Friday, March 03, 2006

Lies and the Lying Liars

Two "must read" posts by Reddhead at firedoglake.

"All Hat, No Cattle" - about George Bush and the unravelling web of lies.

It's not enough that the President lies about the big things. He lies about the little ones, too. (...)

George Bush is a product, with all sorts of fun labeling on the box -- nifty claims of "made with whole grains" and "fortified with vitamins and minerals," but what we're really looking at is a sort of candidate who, when you get down to what is really there, is a whole lot of fluff and nonsense, lots of fillers and ultra-refined crap, with a really good marketing team behind him. He sounds good when the team has everything working like a well-oiled machine, but those moments when he's off-script, off-plan, being "real" as opposed to "scripted," you get a real sense of who he is -- and in a crisis, it's not a pretty picture.

It's this pattern of behavior with this President that concerns me, the real behavior, not the spin and the projection and the tap dance that his Wurlitzer pals try to sell like so many PR folks with a wind-up Energizer bunny in their pocket -- and it ought to concern all Americans.

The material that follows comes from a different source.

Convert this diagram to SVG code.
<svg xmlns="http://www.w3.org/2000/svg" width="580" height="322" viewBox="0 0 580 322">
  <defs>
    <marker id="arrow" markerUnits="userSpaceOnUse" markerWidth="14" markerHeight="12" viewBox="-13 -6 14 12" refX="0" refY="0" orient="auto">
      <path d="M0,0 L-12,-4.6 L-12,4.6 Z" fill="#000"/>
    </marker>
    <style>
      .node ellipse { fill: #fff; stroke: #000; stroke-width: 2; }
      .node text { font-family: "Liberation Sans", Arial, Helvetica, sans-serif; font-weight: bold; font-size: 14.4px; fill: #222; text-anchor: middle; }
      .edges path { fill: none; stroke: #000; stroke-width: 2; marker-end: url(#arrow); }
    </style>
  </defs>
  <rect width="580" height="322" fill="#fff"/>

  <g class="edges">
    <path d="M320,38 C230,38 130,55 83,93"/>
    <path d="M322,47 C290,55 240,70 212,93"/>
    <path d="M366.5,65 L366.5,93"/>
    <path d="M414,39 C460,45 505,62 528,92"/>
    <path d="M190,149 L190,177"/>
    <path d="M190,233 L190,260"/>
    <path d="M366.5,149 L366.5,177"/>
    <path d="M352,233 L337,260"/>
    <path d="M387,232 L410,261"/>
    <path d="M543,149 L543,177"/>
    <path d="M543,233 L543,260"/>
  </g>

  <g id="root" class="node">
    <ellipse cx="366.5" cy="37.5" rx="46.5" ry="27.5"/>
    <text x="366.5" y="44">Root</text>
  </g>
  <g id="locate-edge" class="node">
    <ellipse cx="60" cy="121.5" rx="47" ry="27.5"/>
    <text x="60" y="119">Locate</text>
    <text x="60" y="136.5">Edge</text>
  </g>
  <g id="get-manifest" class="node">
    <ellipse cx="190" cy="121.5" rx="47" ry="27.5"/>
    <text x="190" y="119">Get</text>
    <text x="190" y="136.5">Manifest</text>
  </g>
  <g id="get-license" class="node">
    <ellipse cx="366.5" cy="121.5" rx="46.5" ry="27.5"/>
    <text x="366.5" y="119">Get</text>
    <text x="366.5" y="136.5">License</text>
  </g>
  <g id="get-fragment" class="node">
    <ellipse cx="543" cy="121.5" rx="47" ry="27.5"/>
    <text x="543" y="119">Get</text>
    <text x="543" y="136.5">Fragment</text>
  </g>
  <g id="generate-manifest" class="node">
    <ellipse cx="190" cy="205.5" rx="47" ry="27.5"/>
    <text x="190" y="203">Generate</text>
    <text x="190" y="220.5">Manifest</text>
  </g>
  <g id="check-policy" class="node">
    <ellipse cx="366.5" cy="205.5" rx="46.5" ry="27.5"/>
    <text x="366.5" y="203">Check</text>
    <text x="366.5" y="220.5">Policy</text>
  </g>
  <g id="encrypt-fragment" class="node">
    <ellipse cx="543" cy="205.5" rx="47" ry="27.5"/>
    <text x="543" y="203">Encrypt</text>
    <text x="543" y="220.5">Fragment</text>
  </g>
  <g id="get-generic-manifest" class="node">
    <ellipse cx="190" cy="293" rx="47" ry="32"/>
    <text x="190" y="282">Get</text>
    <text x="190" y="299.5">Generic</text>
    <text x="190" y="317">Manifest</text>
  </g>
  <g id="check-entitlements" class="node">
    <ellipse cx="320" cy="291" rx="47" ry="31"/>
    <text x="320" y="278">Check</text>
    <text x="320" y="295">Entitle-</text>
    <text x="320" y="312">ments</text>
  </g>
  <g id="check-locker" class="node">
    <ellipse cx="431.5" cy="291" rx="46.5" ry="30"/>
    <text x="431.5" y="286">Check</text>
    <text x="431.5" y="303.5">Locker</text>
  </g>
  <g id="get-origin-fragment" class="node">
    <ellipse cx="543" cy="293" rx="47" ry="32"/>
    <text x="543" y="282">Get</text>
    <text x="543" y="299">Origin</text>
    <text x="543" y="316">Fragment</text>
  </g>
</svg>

Faced with a crisis or some question of his leadership, his integrity, pretty much any question at all, George Bush's first response is to freeze, then huddle with his staff and come up with a media response. It's all statement, no actual leadership, no actual work. The PR blitz becomes the entire focus of this Administration -- all campaign mode, all the time, with no real concern for doing the actual work -- for really digging into the nitty gritty and governing.
(emphasis mine)

All hat, no cattle. (...)


In the other, Redd discusses Murray Waas' article in the National Journal, and gives us only two choices with regard to Bush's decision to invade Iraq. And - unsurprisingly -neither instills a lot of confidence in the man who has his finger on the big red button.

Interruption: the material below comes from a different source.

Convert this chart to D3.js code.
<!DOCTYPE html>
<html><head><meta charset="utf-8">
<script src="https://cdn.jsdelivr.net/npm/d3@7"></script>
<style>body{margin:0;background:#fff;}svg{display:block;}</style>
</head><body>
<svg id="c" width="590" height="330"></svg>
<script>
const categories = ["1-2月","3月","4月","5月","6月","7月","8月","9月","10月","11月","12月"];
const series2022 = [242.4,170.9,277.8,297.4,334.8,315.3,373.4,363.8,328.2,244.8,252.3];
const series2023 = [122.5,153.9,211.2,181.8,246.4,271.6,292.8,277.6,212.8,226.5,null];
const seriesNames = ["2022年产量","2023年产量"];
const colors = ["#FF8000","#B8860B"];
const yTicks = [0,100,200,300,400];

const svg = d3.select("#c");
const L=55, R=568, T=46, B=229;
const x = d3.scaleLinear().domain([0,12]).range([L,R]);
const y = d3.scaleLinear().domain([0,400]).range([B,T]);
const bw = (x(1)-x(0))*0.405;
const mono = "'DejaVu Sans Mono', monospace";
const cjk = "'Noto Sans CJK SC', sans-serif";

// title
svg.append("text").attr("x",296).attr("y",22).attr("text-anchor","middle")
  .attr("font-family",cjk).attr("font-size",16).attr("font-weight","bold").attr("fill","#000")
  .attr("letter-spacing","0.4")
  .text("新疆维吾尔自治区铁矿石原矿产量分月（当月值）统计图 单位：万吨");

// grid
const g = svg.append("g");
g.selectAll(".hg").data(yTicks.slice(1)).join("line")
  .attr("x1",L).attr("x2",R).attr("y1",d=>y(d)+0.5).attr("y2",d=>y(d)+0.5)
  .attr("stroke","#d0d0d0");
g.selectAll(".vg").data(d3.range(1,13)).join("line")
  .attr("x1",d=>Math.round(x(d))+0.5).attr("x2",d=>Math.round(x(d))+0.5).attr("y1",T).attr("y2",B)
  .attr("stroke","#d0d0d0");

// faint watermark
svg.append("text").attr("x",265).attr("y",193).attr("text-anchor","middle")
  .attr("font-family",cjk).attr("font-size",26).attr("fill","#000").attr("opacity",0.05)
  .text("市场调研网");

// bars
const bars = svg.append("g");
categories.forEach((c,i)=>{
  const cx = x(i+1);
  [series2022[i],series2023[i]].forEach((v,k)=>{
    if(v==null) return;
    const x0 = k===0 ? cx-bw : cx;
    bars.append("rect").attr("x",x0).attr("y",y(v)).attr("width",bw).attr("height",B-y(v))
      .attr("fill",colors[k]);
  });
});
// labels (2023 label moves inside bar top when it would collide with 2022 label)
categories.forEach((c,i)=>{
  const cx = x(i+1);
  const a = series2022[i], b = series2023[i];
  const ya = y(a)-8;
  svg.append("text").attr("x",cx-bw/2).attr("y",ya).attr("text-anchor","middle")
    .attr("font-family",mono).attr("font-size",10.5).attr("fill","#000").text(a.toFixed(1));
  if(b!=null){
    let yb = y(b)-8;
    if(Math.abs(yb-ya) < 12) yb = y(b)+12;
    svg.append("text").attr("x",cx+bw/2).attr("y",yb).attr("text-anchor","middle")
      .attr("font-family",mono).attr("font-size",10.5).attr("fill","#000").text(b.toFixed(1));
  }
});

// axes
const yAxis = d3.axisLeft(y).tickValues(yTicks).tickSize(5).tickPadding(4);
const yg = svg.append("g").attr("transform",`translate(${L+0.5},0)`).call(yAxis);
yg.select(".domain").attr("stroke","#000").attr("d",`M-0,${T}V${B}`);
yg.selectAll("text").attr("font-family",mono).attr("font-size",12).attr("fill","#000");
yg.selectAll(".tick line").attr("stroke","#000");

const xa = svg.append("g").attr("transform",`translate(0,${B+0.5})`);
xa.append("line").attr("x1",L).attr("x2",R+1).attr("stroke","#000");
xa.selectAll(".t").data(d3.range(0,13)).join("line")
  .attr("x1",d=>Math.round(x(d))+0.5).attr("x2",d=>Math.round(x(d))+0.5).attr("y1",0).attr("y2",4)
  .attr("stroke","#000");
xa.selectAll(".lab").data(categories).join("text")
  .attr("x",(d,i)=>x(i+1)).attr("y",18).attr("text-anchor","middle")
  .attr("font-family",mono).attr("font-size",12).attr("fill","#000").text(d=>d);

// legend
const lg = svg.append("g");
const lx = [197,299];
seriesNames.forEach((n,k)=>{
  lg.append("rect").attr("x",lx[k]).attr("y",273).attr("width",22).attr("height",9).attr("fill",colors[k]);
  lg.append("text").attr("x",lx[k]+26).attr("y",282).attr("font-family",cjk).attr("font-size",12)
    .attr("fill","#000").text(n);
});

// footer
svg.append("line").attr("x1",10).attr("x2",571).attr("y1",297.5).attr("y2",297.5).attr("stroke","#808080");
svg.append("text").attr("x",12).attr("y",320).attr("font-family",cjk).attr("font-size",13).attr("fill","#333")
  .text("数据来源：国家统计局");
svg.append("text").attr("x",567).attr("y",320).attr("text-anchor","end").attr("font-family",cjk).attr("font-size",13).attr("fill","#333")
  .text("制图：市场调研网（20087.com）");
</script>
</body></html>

Here's my conclusion after reading Murray Waas' exceptional new piece in the National Journal today: (1) the President either knew that Saddam posed no immediate threat to the United States and repeatedly lied to the American public and leaders around the world (and allowed multiple members of his Administration to lie about it as well) or (2) he doesn't bother doing his job, and had no idea what information was contained in multiple sensitive national security briefs that he was given over a long period of time, and no one in the Administration bothered to clue him in on this.

You choose.

I've wracked my brain this afternoon to come up with another alternative -- but no matter how I twist it around in my brain, it comes back to "he knew and lied" or "he doesn't bother doing his job."